Com iminência de extinção dos lixões, determinada pela Política Nacional de Resíduos Sólidos (PNRS), muitos catadores estão apreensivos e com muitas dúvidas com a possibilidade de perderem sua única fonte de renda. A PNRS ainda prevê, entre outras ações, a criação de aterros controlados, a gestão compartilhada dos resíduos, a implantação de logística reversa e programas de coleta seletiva e o incentivo à criação de cooperativas de catadores de baixa renda, que poderão inclusive ser contratadas para prestação de serviço.  

Nesse sentido, as cooperativas formalizadas e registradas no Sistema OCB/GO poderão dar uma resposta que minimize tais dúvidas inerente ao futuro dos catadores.
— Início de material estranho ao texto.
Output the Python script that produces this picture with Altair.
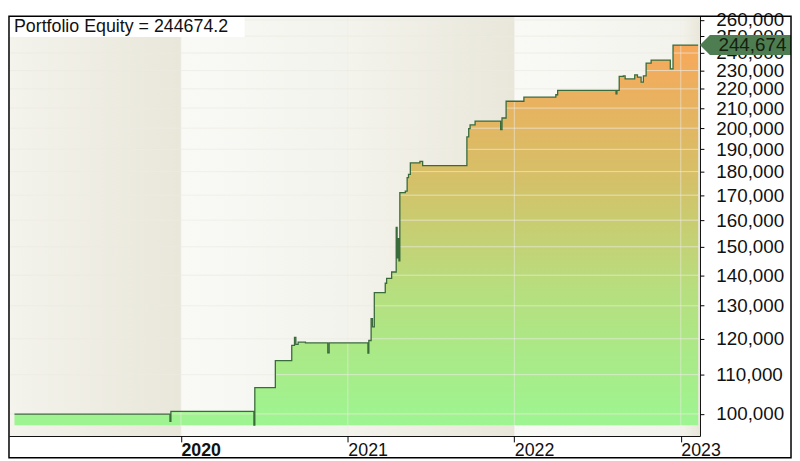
import pandas as pd
import altair as alt

# equity curve (step changes)
dates = [
    "2019-01-01", "2019-12-08", "2019-12-10", "2020-06-09", "2020-06-11",
    "2020-07-26", "2020-08-31", "2020-09-06", "2020-09-09", "2020-09-14",
    "2020-09-30", "2020-11-18", "2020-11-21", "2021-02-14", "2021-02-16",
    "2021-02-21", "2021-02-24", "2021-02-28", "2021-03-24", "2021-03-27",
    "2021-04-07", "2021-04-17", "2021-04-19", "2021-04-21", "2021-04-23",
    "2021-04-25", "2021-05-07", "2021-05-11", "2021-05-14", "2021-05-18",
    "2021-06-08", "2021-06-14", "2021-09-19", "2021-09-23", "2021-09-26",
    "2021-10-07", "2021-12-02", "2021-12-05", "2021-12-14", "2022-01-22",
    "2022-04-02", "2022-04-06", "2022-08-12", "2022-08-14", "2022-08-19",
    "2022-08-28", "2022-09-01", "2022-09-22", "2022-09-28", "2022-10-06",
    "2022-10-11", "2022-10-17", "2022-10-28", "2022-12-09", "2022-12-15",
    "2023-02-08",
]
equity = [
    99950, 98200, 100600, 97300, 106600,
    113800, 118100, 120400, 118400, 119000,
    118800, 116000, 118800, 115900, 119500,
    126000, 123500, 134200, 137300, 138900,
    141100, 157200, 146000, 153000, 145000,
    171100, 171700, 177400, 178800, 183900,
    184500, 182600, 195800, 199800, 201600,
    203500, 199300, 205000, 213500, 215600,
    216900, 219200, 217400, 219200, 226800,
    227100, 225400, 227600, 226400, 223600,
    227100, 234200, 235900, 231000, 244674,
    244674,
]
final_equity = 244674.2

y_ticks = list(range(100000, 270000, 10000))
year_ticks = [2020, 2021, 2022, 2023]

# alternating year panels in the background
band_start = ["2018-12-20", "2020-01-01", "2021-01-01", "2022-01-01", "2023-01-01"]
band_end = ["2020-01-01", "2021-01-01", "2022-01-01", "2023-01-01", "2023-02-12"]
band_kind = ["shade", "plain", "shade", "plain", "shade"]

W, H = 698, 424
FONT = "Liberation Sans"

eq = pd.DataFrame({"date": pd.to_datetime(dates), "equity": equity})
bands = pd.DataFrame({"start": pd.to_datetime(band_start),
                      "end": pd.to_datetime(band_end),
                      "kind": band_kind})
ticks = pd.DataFrame({"v": y_ticks})
years = pd.DataFrame({"date": pd.to_datetime([f"{y}-01-01" for y in year_ticks])})
one = pd.DataFrame({"label": [f"Portfolio Equity = {final_equity}"],
                    "v": [final_equity],
                    "short": [f"{round(final_equity):,}"]})

xscale = alt.Scale(domain=[alt.DateTime(year=2018, month=12, date=20),
                           alt.DateTime(year=2023, month=2, date=12)], nice=False)
yscale = alt.Scale(type="log", domain=[94800, 262400], nice=False, zero=False)

x_axis = alt.Axis(values=[alt.DateTime(year=y) for y in year_ticks], format="%Y",
                  title=None, grid=False, orient="bottom", labelAlign="left",
                  labelPadding=0, labelBaseline="top", tickSize=6, tickColor="black",
                  domainColor="black", labelColor="#111", labelFont=FONT, labelFontSize=18,
                  labelOverlap=False,
                  labelFontWeight={"condition": {"test": "year(datum.value) === 2020",
                                                 "value": "bold"}, "value": "normal"})
y_axis = alt.Axis(values=y_ticks, format=",d", title=None, grid=False, orient="right",
                  tickSize=4, tickColor="black", domainColor="black", labelPadding=12,
                  labelColor="#111", labelFont=FONT, labelFontSize=19,
                  labelOverlap=False, labelBound=False)

shade = alt.Chart(bands).transform_filter("datum.kind == 'shade'").mark_rect(
    color=alt.Gradient(gradient="linear",
                       stops=[alt.GradientStop(color="#f4f3ec", offset=0),
                              alt.GradientStop(color="#e9e7da", offset=1)],
                       x1=0, x2=1, y1=0, y2=0)
).encode(x=alt.X("start:T", scale=xscale, axis=x_axis), x2="end:T",
         y=alt.value(0), y2=alt.value(H))

plain = alt.Chart(bands).transform_filter("datum.kind == 'plain'").mark_rect(
    color=alt.Gradient(gradient="linear",
                       stops=[alt.GradientStop(color="#f9f9f6", offset=0),
                              alt.GradientStop(color="#f3f3ed", offset=1)],
                       x1=0, x2=1, y1=0, y2=0)
).encode(x=alt.X("start:T", scale=xscale, axis=x_axis), x2="end:T",
         y=alt.value(0), y2=alt.value(H))

area = alt.Chart(eq).mark_area(
    interpolate="step-after",
    color=alt.Gradient(gradient="linear",
                       stops=[alt.GradientStop(color="#9df591", offset=0),
                              alt.GradientStop(color="#b6df7f", offset=0.35),
                              alt.GradientStop(color="#d5c068", offset=0.65),
                              alt.GradientStop(color="#f7a85a", offset=1)],
                       x1=1, x2=1, y1=1, y2=0)
).encode(x=alt.X("date:T", scale=xscale, axis=x_axis),
         y=alt.Y("equity:Q", scale=yscale, axis=y_axis),
         y2=alt.datum(97300))

hgrid = alt.Chart(ticks).mark_rule(color="#ecebe2", opacity=0.7, strokeWidth=1).encode(
    y=alt.Y("v:Q", scale=yscale, axis=y_axis))
vgrid = alt.Chart(years).mark_rule(color="#ecebe2", opacity=0.6, strokeWidth=1).encode(
    x=alt.X("date:T", scale=xscale, axis=x_axis))

line = alt.Chart(eq).mark_line(interpolate="step-after", color="#3a6b3a", strokeWidth=1.3).encode(
    x=alt.X("date:T", scale=xscale, axis=x_axis),
    y=alt.Y("equity:Q", scale=yscale, axis=y_axis))

title_box = alt.Chart(one).mark_rect(color="white").encode(
    x=alt.value(0), x2=alt.value(238), y=alt.value(0), y2=alt.value(21))
title_text = alt.Chart(one).mark_text(align="left", baseline="middle", font=FONT,
                                      fontSize=18, color="#111").encode(
    x=alt.value(5), y=alt.value(11), text="label:N")

tag = alt.Chart(one).mark_point(
    shape="M -1 0 L -0.78 -0.22 L 1 -0.22 L 1 0.22 L -0.78 0.22 Z",
    size=8464, filled=True, color="#4e7d51", opacity=1, strokeWidth=0
).encode(x=alt.value(W + 46), y=alt.Y("v:Q", scale=yscale, axis=y_axis))
tag_text = alt.Chart(one).mark_text(align="center", baseline="middle", font=FONT,
                                    fontSize=19, color="#15200f").encode(
    x=alt.value(W + 53), y=alt.Y("v:Q", scale=yscale, axis=y_axis), text="short:N")

frame = alt.Chart(one).mark_rect(fillOpacity=0, stroke="black", strokeWidth=1.5).encode(
    x=alt.value(0), x2=alt.value(W + 92), y=alt.value(0), y2=alt.value(H + 22))

chart = alt.layer(shade, plain, area, hgrid, vgrid, line, title_box, title_text,
                  tag, tag_text, frame).properties(
    width=W, height=H, padding=0, background="white"
).configure_view(stroke=None)

chart.save("out.html", embed_options={"renderer": "svg", "actions": False})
O catador, que geralmente tem pouca ou nenhuma escolaridade, terá a possibilidade de receber capacitação para gerir a cooperativa, uma vez que a cooperativa de trabalho é uma organização autogestionária, ou seja, os próprios cooperados, além de desenvolverem as atividades de catação, separação, triagem e prensagem, eles também deverão entender o mínimo de gestão”, explica Emanuell. 

Além de apoiar esse processo de gestão, no campo político, as unidades nacionais e o Sistema OCB nacional atuam fortemente para a implantação de políticas públicas que venham valorizar as cooperativas e os cooperados da reciclagem. A intenção é buscar, por meio de estudos e diálogo junto ao parlamento brasileiro, a desoneração dos tributos incidentes sobre a atividade de catação, de modo que as cooperativas sejam inseridas nos processos produtivos e tornem-se competitivas, mas sem perder o seu viés colaborativo.